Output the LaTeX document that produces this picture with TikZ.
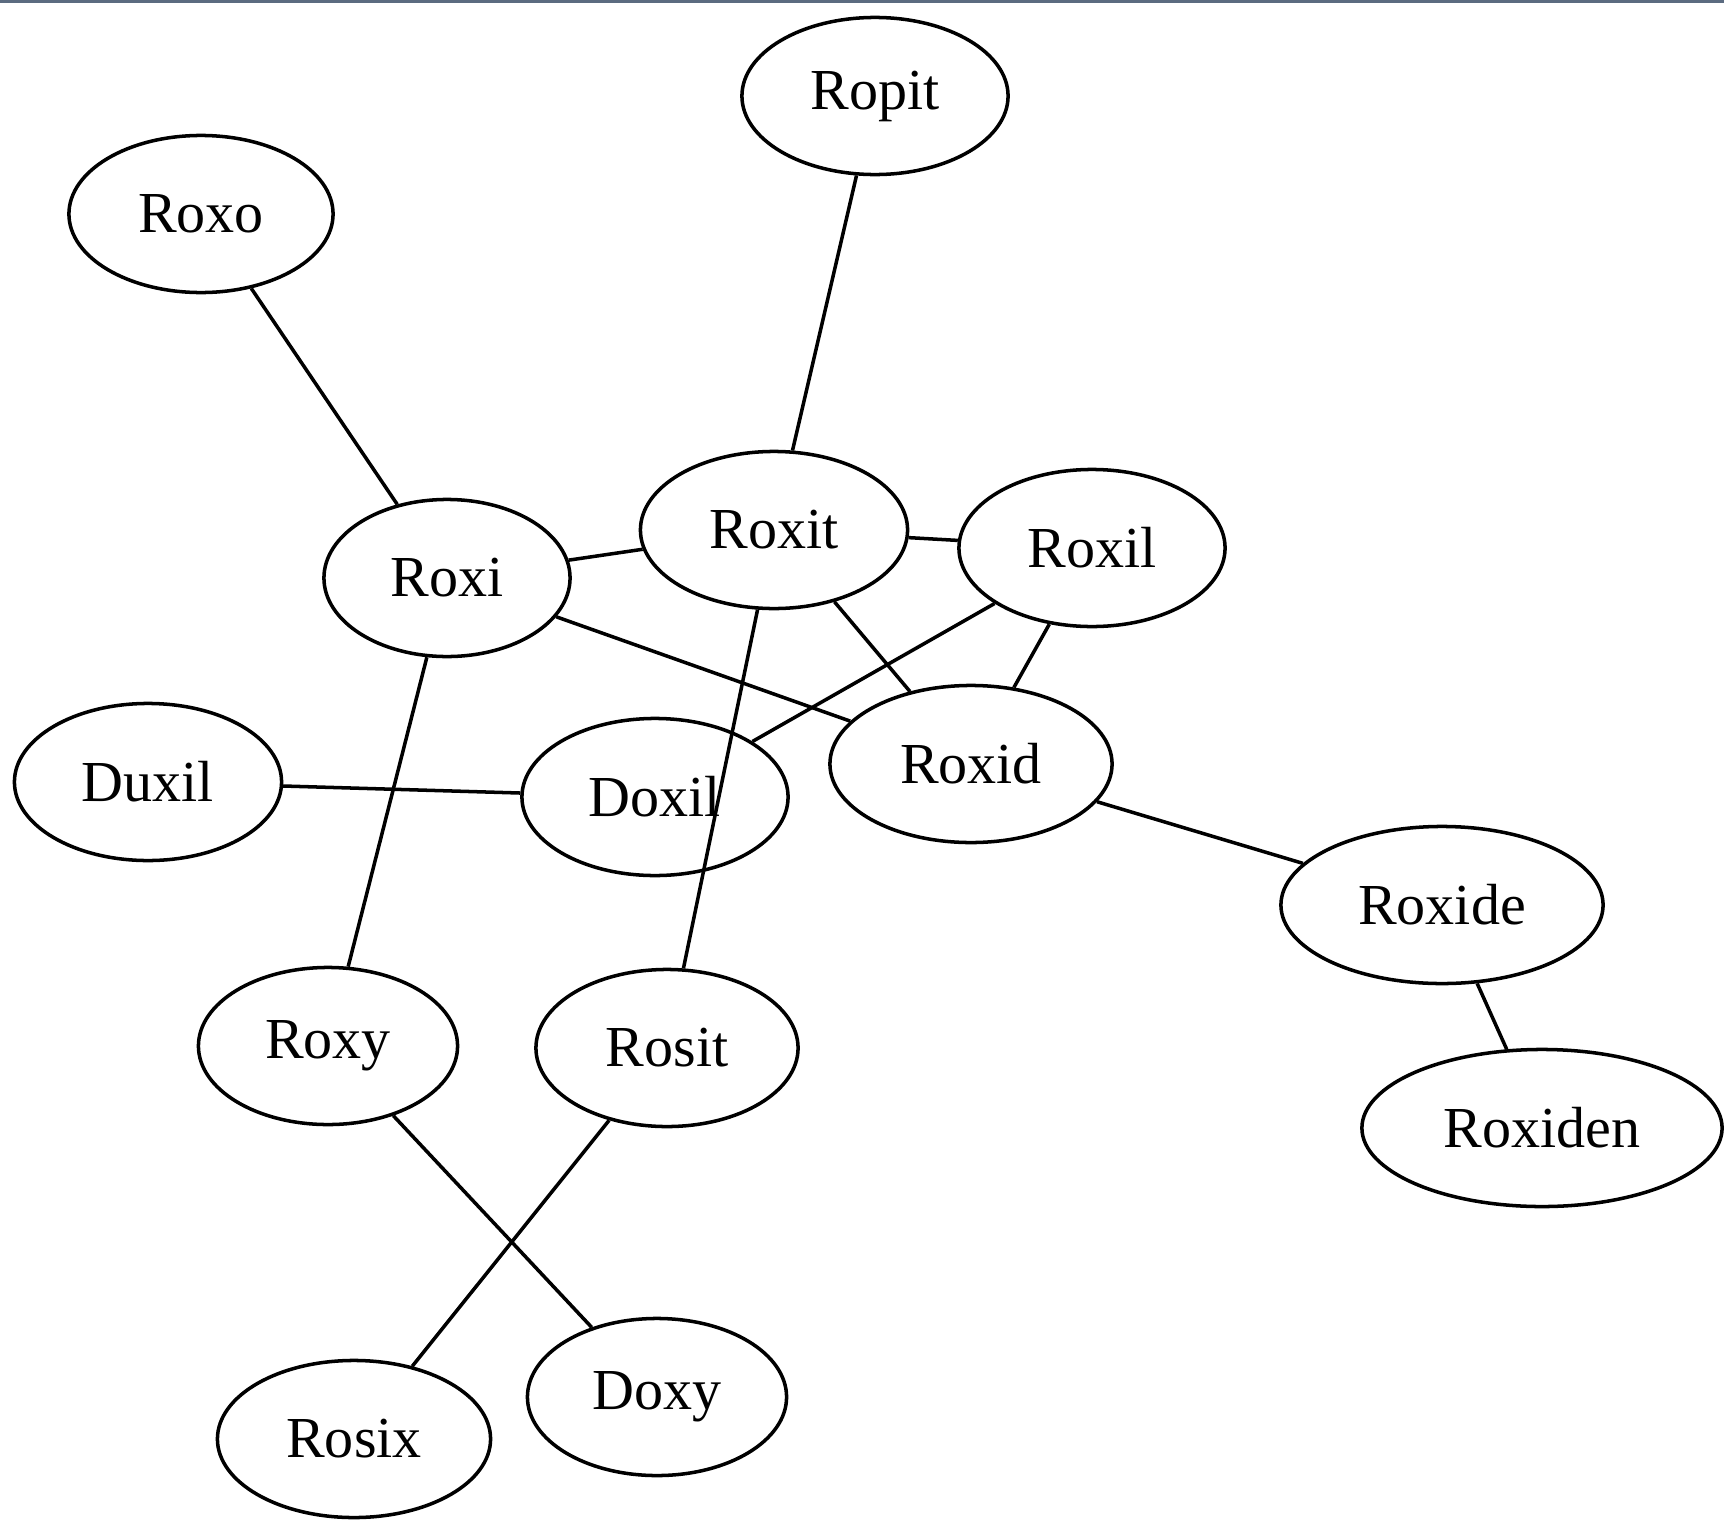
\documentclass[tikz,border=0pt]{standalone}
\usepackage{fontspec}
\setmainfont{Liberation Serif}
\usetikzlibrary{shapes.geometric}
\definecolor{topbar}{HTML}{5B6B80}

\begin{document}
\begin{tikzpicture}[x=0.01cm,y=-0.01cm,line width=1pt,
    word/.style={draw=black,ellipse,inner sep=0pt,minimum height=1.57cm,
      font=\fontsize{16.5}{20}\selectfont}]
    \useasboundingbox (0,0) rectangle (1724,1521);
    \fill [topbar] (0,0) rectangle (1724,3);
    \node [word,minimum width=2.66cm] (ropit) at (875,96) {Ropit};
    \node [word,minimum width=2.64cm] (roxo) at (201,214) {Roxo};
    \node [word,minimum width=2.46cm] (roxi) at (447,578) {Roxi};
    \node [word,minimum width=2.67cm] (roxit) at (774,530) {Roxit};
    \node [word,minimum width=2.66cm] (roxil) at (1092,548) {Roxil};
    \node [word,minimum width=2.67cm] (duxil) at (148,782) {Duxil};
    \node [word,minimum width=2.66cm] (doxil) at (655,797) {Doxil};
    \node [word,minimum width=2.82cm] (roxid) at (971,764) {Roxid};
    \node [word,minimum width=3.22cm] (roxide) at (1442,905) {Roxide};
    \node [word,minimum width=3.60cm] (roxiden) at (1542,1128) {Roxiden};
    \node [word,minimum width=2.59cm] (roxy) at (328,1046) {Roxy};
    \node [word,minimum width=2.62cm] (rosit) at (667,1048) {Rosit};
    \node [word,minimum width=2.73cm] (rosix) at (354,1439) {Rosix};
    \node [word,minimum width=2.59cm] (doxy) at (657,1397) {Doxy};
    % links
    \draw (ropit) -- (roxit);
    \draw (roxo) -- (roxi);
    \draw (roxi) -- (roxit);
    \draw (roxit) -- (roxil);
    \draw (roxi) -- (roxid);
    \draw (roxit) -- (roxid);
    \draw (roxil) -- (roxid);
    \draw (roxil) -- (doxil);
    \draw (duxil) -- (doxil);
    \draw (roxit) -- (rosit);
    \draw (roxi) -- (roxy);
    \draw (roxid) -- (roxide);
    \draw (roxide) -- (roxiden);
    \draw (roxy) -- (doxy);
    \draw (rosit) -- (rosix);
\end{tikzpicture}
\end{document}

──────────────────────────────

**What the task requires:** Working from the material above, transcribe it exactly while omitting pictures.

**Output for this exercise:**
Output the LaTeX document that produces this picture with TikZ.
\documentclass[tikz,border=0pt]{standalone}
\usepackage{fontspec}
\setmainfont{Liberation Serif}
\usetikzlibrary{shapes.geometric}
\definecolor{topbar}{HTML}{5B6B80}

\begin{document}
\begin{tikzpicture}[x=0.01cm,y=-0.01cm,line width=1pt,
    word/.style={draw=black,ellipse,inner sep=0pt,minimum height=1.57cm,
      font=\fontsize{16.5}{20}\selectfont}]
    \useasboundingbox (0,0) rectangle (1724,1521);
    \fill [topbar] (0,0) rectangle (1724,3);
    \node [word,minimum width=2.66cm] (ropit) at (875,96) {Ropit};
    \node [word,minimum width=2.64cm] (roxo) at (201,214) {Roxo};
    \node [word,minimum width=2.46cm] (roxi) at (447,578) {Roxi};
    \node [word,minimum width=2.67cm] (roxit) at (774,530) {Roxit};
    \node [word,minimum width=2.66cm] (roxil) at (1092,548) {Roxil};
    \node [word,minimum width=2.67cm] (duxil) at (148,782) {Duxil};
    \node [word,minimum width=2.66cm] (doxil) at (655,797) {Doxil};
    \node [word,minimum width=2.82cm] (roxid) at (971,764) {Roxid};
    \node [word,minimum width=3.22cm] (roxide) at (1442,905) {Roxide};
    \node [word,minimum width=3.60cm] (roxiden) at (1542,1128) {Roxiden};
    \node [word,minimum width=2.59cm] (roxy) at (328,1046) {Roxy};
    \node [word,minimum width=2.62cm] (rosit) at (667,1048) {Rosit};
    \node [word,minimum width=2.73cm] (rosix) at (354,1439) {Rosix};
    \node [word,minimum width=2.59cm] (doxy) at (657,1397) {Doxy};
    % links
    \draw (ropit) -- (roxit);
    \draw (roxo) -- (roxi);
    \draw (roxi) -- (roxit);
    \draw (roxit) -- (roxil);
    \draw (roxi) -- (roxid);
    \draw (roxit) -- (roxid);
    \draw (roxil) -- (roxid);
    \draw (roxil) -- (doxil);
    \draw (duxil) -- (doxil);
    \draw (roxit) -- (rosit);
    \draw (roxi) -- (roxy);
    \draw (roxid) -- (roxide);
    \draw (roxide) -- (roxiden);
    \draw (roxy) -- (doxy);
    \draw (rosit) -- (rosix);
\end{tikzpicture}
\end{document}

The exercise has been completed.